The director, Word Baker, was the director for the first production of The Fantasticks.

==Reception==
Noted theatre critic Walter Kerr called it "My favorite rock musical". It won the 1970 Outer Critics Circle Award for Best Off-Broadway Musical, and the 1970 Obie Award for Best Musical. Pendleton won the Drama Desk Award for Outstanding Performance and an Obie Award for Distinguished Performance. Weber won an Obie for Distinguished Performance, and the 1970 Theatre World Award. It received positive reviews at the time. Later critics have noted the dated qualities of the musical.

==Revival==
The show was revived in 1997, as The Last Sweet Days, a combined hybrid showing of "Isaac" and the similarly themed 1973 Cryer/Ford show Shelter, with Willy Falk as Isaac/Michael and Ellen Foley as Ingrid in both parts I and II. Directed by Worth Gardner, it received positive reviews.
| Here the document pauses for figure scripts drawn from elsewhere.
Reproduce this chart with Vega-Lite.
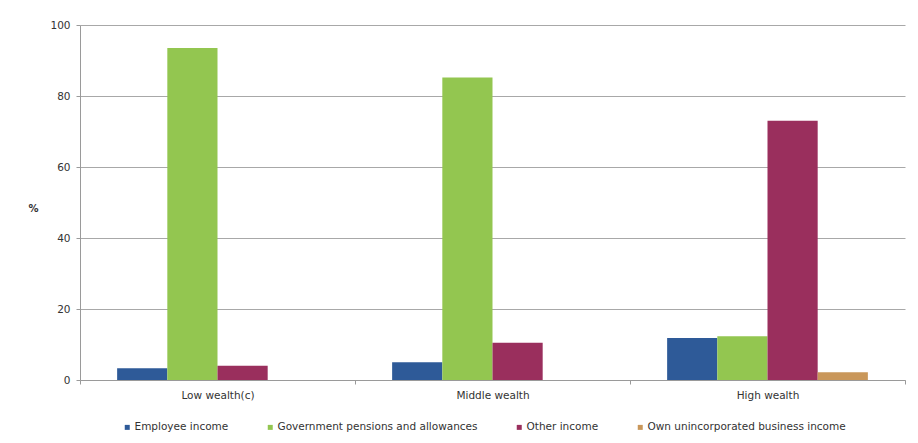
{
  "$schema": "https://vega.github.io/schema/vega-lite/v6.json",
  "width": 825,
  "height": 355,
  "autosize": "none",
  "padding": {"left": 80, "top": 25, "right": 13, "bottom": 63},
  "background": "white",
  "data": {
    "values": [
      {"group": "Low wealth(c)", "source": "Employee income", "value": 3.3},
      {"group": "Low wealth(c)", "source": "Government pensions and allowances", "value": 93.5},
      {"group": "Low wealth(c)", "source": "Other income", "value": 4.0},
      {"group": "Low wealth(c)", "source": "Own unincorporated business income", "value": 0},
      {"group": "Middle wealth", "source": "Employee income", "value": 5.0},
      {"group": "Middle wealth", "source": "Government pensions and allowances", "value": 85.2},
      {"group": "Middle wealth", "source": "Other income", "value": 10.5},
      {"group": "Middle wealth", "source": "Own unincorporated business income", "value": 0},
      {"group": "High wealth", "source": "Employee income", "value": 11.8},
      {"group": "High wealth", "source": "Government pensions and allowances", "value": 12.3},
      {"group": "High wealth", "source": "Other income", "value": 73.0},
      {"group": "High wealth", "source": "Own unincorporated business income", "value": 2.2}
    ]
  },
  "mark": {"type": "bar"},
  "encoding": {
    "x": {
      "field": "group",
      "type": "nominal",
      "sort": ["Low wealth(c)", "Middle wealth", "High wealth"],
      "scale": {"paddingInner": 0, "paddingOuter": 0},
      "axis": {
        "title": null,
        "labelAngle": 0,
        "tickBand": "extent",
        "domainColor": "#9a9a9a",
        "tickColor": "#9a9a9a",
        "tickSize": 4,
        "labelFont": "DejaVu Sans",
        "labelFontSize": 10.5,
        "labelColor": "#333333",
        "labelPadding": 6
      }
    },
    "xOffset": {
      "field": "source",
      "type": "nominal",
      "scale": {"paddingInner": 0, "paddingOuter": 0.74}
    },
    "y": {
      "field": "value",
      "type": "quantitative",
      "scale": {"domain": [0, 100]},
      "axis": {
        "title": "%",
        "titleAngle": 0,
        "titleFont": "DejaVu Sans",
        "titleFontSize": 10,
        "titleFontWeight": "bold",
        "titleColor": "#333333",
        "titleX": -47,
        "titleY": 188,
        "values": [0, 20, 40, 60, 80, 100],
        "gridColor": "#a8a8a8",
        "domainColor": "#9a9a9a",
        "tickColor": "#9a9a9a",
        "tickSize": 4,
        "labelFont": "DejaVu Sans",
        "labelFontSize": 10.5,
        "labelColor": "#333333",
        "labelPadding": 6
      }
    },
    "color": {
      "field": "source",
      "type": "nominal",
      "scale": {
        "domain": ["Employee income", "Government pensions and allowances", "Other income", "Own unincorporated business income"],
        "range": ["#2e5a98", "#93c650", "#9a2f5d", "#c9975a"]
      },
      "legend": {
        "title": null,
        "orient": "none",
        "legendX": 42,
        "legendY": 397,
        "direction": "horizontal",
        "symbolType": "square",
        "symbolSize": 25,
        "symbolStrokeWidth": 0,
        "labelFont": "DejaVu Sans",
        "labelFontSize": 10.5,
        "labelColor": "#333333",
        "labelLimit": 0,
        "labelOffset": 2,
        "columnPadding": 36
      }
    }
  },
  "config": {"view": {"stroke": null}}
}
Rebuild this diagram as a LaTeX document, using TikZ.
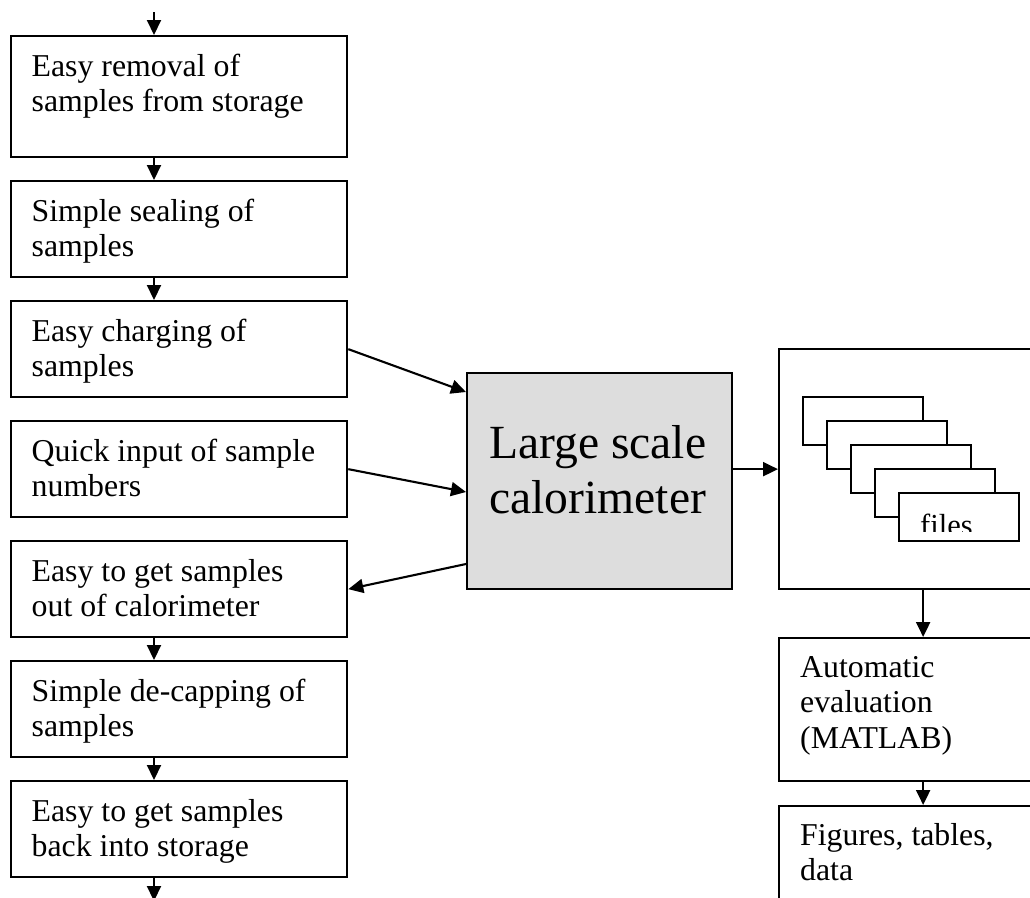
\documentclass[tikz,border=0pt]{standalone}
\usepackage{fontspec}
\setmainfont{Liberation Serif}
\usetikzlibrary{arrows.meta,calc}
\definecolor{calgray}{RGB}{221,221,221}
\begin{document}
\begin{tikzpicture}[x=1pt,y=-1pt,
  box/.style={draw,line width=2.3pt,minimum width=336.5pt,minimum height=#1,anchor=north west,inner sep=0pt},
  rbox/.style={draw,line width=2.3pt,minimum width=288pt,minimum height=#1,anchor=north west,inner sep=0pt},
  filebox/.style={draw,fill=white,line width=2.3pt,minimum width=120pt,minimum height=48pt,anchor=north west,inner sep=0pt},
  arr/.style={-{Triangle[length=15pt,width=14pt]},line width=2.1pt},
  lbl/.style={anchor=base west,align=left,inner sep=0pt,font=\fontsize{31.8}{35.5}\selectfont},
  biglbl/.style={anchor=base,align=center,inner sep=0pt,font=\fontsize{47.6}{54.7}\selectfont}]
\useasboundingbox (0,0) rectangle (1030,897);
\clip (0,0) rectangle (1030,897);

% left column
\node[box=120.5pt] (b1) at (9.5,35) {};
\node[box=96pt] (b2) at (9.5,180) {};
\node[box=96pt] (b3) at (9.5,300) {};
\node[box=96pt] (b4) at (9.5,420) {};
\node[box=96pt] (b5) at (9.5,540) {};
\node[box=96pt] (b6) at (9.5,660) {};
\node[box=96pt] (b7) at (9.5,780) {};

% (anchor base = baseline of the last line)
\node[lbl] (t1) at ($(b1.north west)+(22,76.5)$) {Easy removal of\\samples from storage};
\node[lbl] (t2) at ($(b2.north west)+(22,76.5)$) {Simple sealing of\\samples};
\node[lbl] (t3) at ($(b3.north west)+(22,76.5)$) {Easy charging of\\samples};
\node[lbl] (t4) at ($(b4.north west)+(22,76.5)$) {Quick input of sample\\numbers};
\node[lbl] (t5) at ($(b5.north west)+(22,76.5)$) {Easy to get samples\\out of calorimeter};
\node[lbl] (t6) at ($(b6.north west)+(22,76.5)$) {Simple de-capping of\\samples};
\node[lbl] (t7) at ($(b7.north west)+(22,76.5)$) {Easy to get samples\\back into storage};

% calorimeter
\node[draw,fill=calgray,line width=2.3pt,minimum width=265pt,minimum height=216pt,anchor=north west,inner sep=0pt] (cal) at (466,372) {};
\node[biglbl] (calt) at ($(cal.north)+(-2,141)$) {Large scale\\calorimeter};

% right column
\node[rbox=240pt] (big) at (778,348) {};
\node[filebox] (f0) at (802,396) {};
\node[filebox] (f1) at (826,420) {};
\node[filebox] (f2) at (850,444) {};
\node[filebox] (f3) at (874,468) {};
\node[filebox] (f4) at (898,492) {};
\begin{scope}
  \clip (f4.north west) rectangle ($(f4.south east)+(0,-10.5)$);
  \node[lbl,font=\fontsize{30.5}{34}\selectfont] (ft) at ($(f4.north west)+(22,43)$) {files};
\end{scope}

\node[rbox=143pt] (auto) at (778,637) {};
\node[rbox=140pt] (fig) at (778,805) {};
\node[lbl] (ta) at ($(auto.north west)+(22,111)$) {Automatic\\evaluation\\(MATLAB)};
\node[lbl] (tf) at ($(fig.north west)+(22,75.5)$) {Figures, tables,\\data};

% arrows
\coordinate (top) at (154,12);
\coordinate (bot) at (154,901);
\draw[arr] (top) -- (top |- b1.north);
\draw[arr] (b1.south -| top) -- (b2.north -| top);
\draw[arr] (b2.south -| top) -- (b3.north -| top);
\draw[arr] (b5.south -| top) -- (b6.north -| top);
\draw[arr] (b6.south -| top) -- (b7.north -| top);
\draw[arr] (b7.south -| top) -- (bot);

\draw[arr] (b3.east) -- ($(cal.north west)+(0,20)$);
\draw[arr] (b4.east) -- ($(cal.north west)+(0,120)$);
\draw[arr] ($(cal.north west)+(0,192)$) -- (b5.east);
\draw[arr] (cal.east |- big.west) -- (big.west);
\draw[arr] (big.south) -- (auto.north);
\draw[arr] (auto.south) -- (fig.north);
\end{tikzpicture}
\end{document}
==Original cast recording==
An original cast recording, with the same name, was released in 1970, on the RCA label.

===Track listing===
- Side 1
1. "Overture and The Last Sweet Days of Isaac", performed by Austin Pendleton and The Zeitgeist (3:40)
2. "A Transparent Crystal Moment", Pendleton, Fredricka Weber, Zeitgeist (2:01)
3. "My Most Important Moments Go By", Weber, Pendleton (3:45)
4. "Love, You Came to Me", Pendleton, Weber, Zeitgeist (3:13)
5. "Finale", Pendleton, Weber, Zeitgeist, trumpet by Weber (4:32)
- Side 2
6. "I Want to Walk to San Francisco", The Company (1:44)
7. "I Can't Live in Solitary", John Long, Zeitgeist (1:59)
8. "Wherein Lie the Seeds of Revolution", Charles Collins, Zeitgeist (2:27)
9. "Touching Your Hand Is Like Touching Your Mind", Pendleton, Zeitgeist (1:52)
10. "Somebody Died Today", C. David Colson, Zeitgeist (2:05)
11. "Yes, I Know That I'm Alive", Louise Heath, Zeitgeist (2:15)
12. "Finale", The Company (1:16)

- Recording engineer - John Woram
- Jacket photography - Jack Mitchell

The album was produced by Steve Schwartz, who would later create such musicals as Godspell.